## PROVIDED INFORMATION

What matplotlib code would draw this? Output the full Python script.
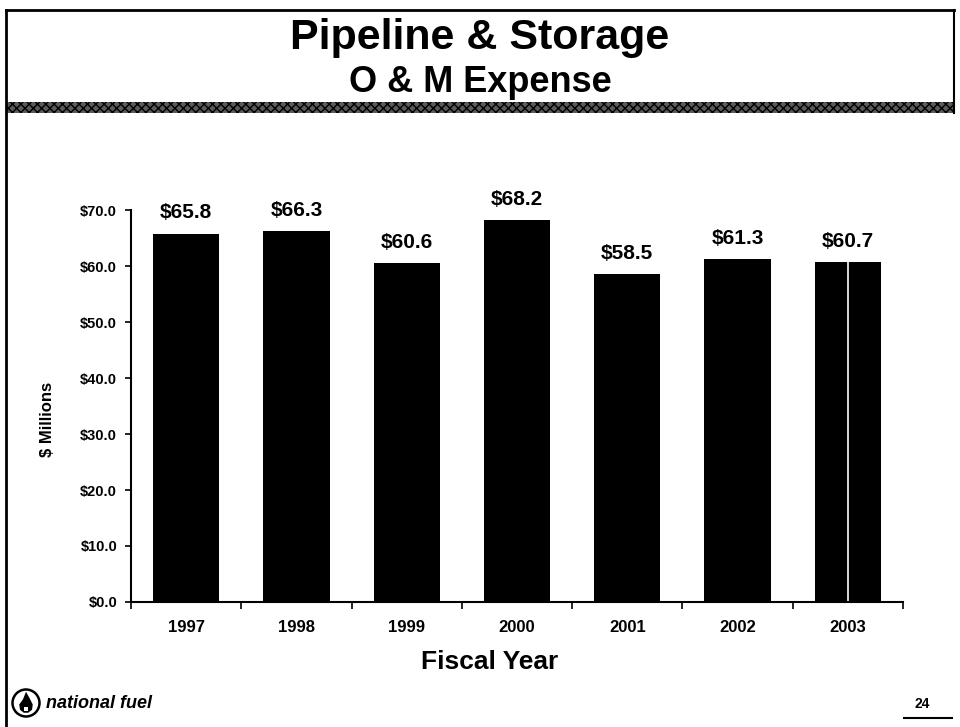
import matplotlib
matplotlib.use("Agg")
import matplotlib.pyplot as plt
from matplotlib.patches import Rectangle, Circle, Polygon

years = ["1997", "1998", "1999", "2000", "2001", "2002", "2003"]
expense = [65.8, 66.3, 60.6, 68.2, 58.5, 61.3, 60.7]
yticks = [0, 10, 20, 30, 40, 50, 60, 70]

FONT = "Liberation Sans"
W, H = 960, 727

fig = plt.figure(figsize=(W / 100, H / 100), dpi=100)
fig.patch.set_facecolor("white")

# slide frame + dithered title band
fig.add_artist(plt.Line2D([0.006, 0.994], [0.986, 0.986], color="black", lw=2))
fig.add_artist(plt.Line2D([0.006, 0.006], [0.0, 0.986], color="black", lw=2))
fig.add_artist(plt.Line2D([0.994, 0.994], [0.845, 0.986], color="black", lw=1.5))
fig.add_artist(Rectangle((0.006, 1 - 113 / H), 0.988, 11 / H, transform=fig.transFigure,
                         facecolor="#5a5a5a", edgecolor="black", hatch="xxxx", lw=0))

fig.text(0.5, 1 - 38 / H, "Pipeline & Storage", ha="center", va="center",
         fontsize=31, fontweight="bold", family=FONT)
fig.text(0.5, 1 - 83 / H, "O & M Expense", ha="center", va="center",
         fontsize=26, fontweight="bold", family=FONT)

ax = fig.add_axes([131 / W, 1 - 602 / H, 772 / W, 392 / H])
x = list(range(len(years)))
ax.bar(x, expense, width=0.6, color="black")
# scan artifact: light seam through the last bar
ax.vlines(x[-1], 0, expense[-1], color="white", lw=1.2)

for xi, v in zip(x, expense):
    ax.annotate(f"${v:.1f}", (xi, v), xytext=(0, 8), textcoords="offset points",
                ha="center", va="bottom", fontsize=15, fontweight="bold", family=FONT)

ax.set_xlim(-0.5, len(years) - 0.5)
ax.set_ylim(0, 70)
ax.set_yticks(yticks)
ax.set_yticklabels([f"${t}.0" for t in yticks], fontsize=10.5, fontweight="bold", family=FONT)
ax.set_xticks(x)
ax.set_xticklabels(years, fontsize=12, fontweight="bold", family=FONT)
ax.set_xticks([i + 0.5 for i in range(-1, len(years))], minor=True)
ax.tick_params(axis="x", which="major", length=0, pad=13)
ax.tick_params(axis="x", which="minor", length=5, width=1.2, direction="out")
ax.tick_params(axis="y", length=4, width=1.2, direction="out", pad=6)
for side in ("top", "right"):
    ax.spines[side].set_visible(False)
for side in ("left", "bottom"):
    ax.spines[side].set_linewidth(1.5)

ax.set_ylabel("$ Millions", fontsize=12, fontweight="bold", family=FONT)
ax.yaxis.set_label_coords(-(131 - 48) / 772, (602 - 419) / 392)
ax.yaxis.label.set_va("center")
ax.set_xlabel("Fiscal Year", fontsize=19, fontweight="bold", family=FONT)
ax.xaxis.set_label_coords((490 - 131) / 772, -(662 - 602) / 392)
ax.xaxis.label.set_va("center")

# footer: logo, company name, page number
lax = fig.add_axes([11 / W, 1 - 718 / H, 30 / W, 30 / H])
lax.set_xlim(-1, 1)
lax.set_ylim(-1, 1)
lax.set_aspect("equal")
lax.axis("off")
lax.add_patch(Circle((0, 0), 0.9, facecolor="white", edgecolor="black", lw=1.8))
lax.add_patch(Polygon([(0, 0.75), (0.25, 0.3), (0.45, -0.1), (0.4, -0.45), (0.15, -0.65),
                       (-0.15, -0.65), (-0.4, -0.45), (-0.45, -0.1), (-0.2, 0.25)],
                      closed=True, facecolor="black", edgecolor="none"))
lax.add_patch(Rectangle((-0.13, -0.55), 0.26, 0.3, facecolor="white", edgecolor="none"))

fig.text(46 / W, 1 - 703 / H, "national fuel", ha="left", va="center", fontsize=13,
         fontweight="bold", style="italic", family=FONT)
fig.text(922 / W, 1 - 704 / H, "24", ha="center", va="center", fontsize=10,
         fontweight="bold", family=FONT)
fig.add_artist(plt.Line2D([904 / W, 952 / W], [1 - 718 / H, 1 - 718 / H], color="black", lw=1.5))

fig.savefig("out.png", dpi=100)
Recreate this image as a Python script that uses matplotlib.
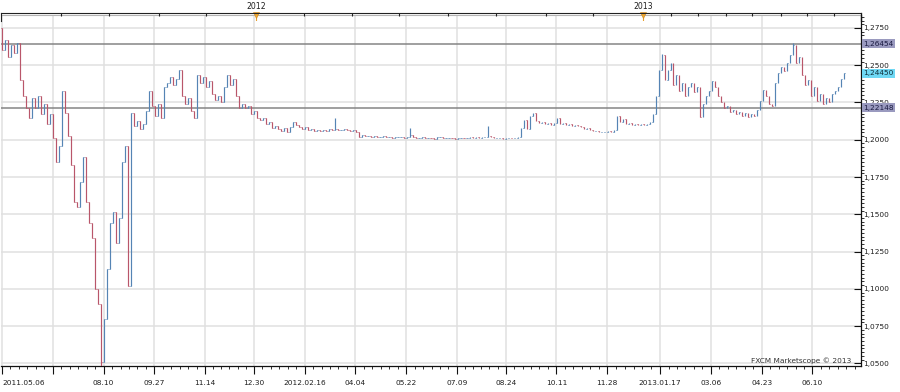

## STATED PROBLEM
Report the number of lines that contain "Python", with no other words.

## THE SOLUTION
2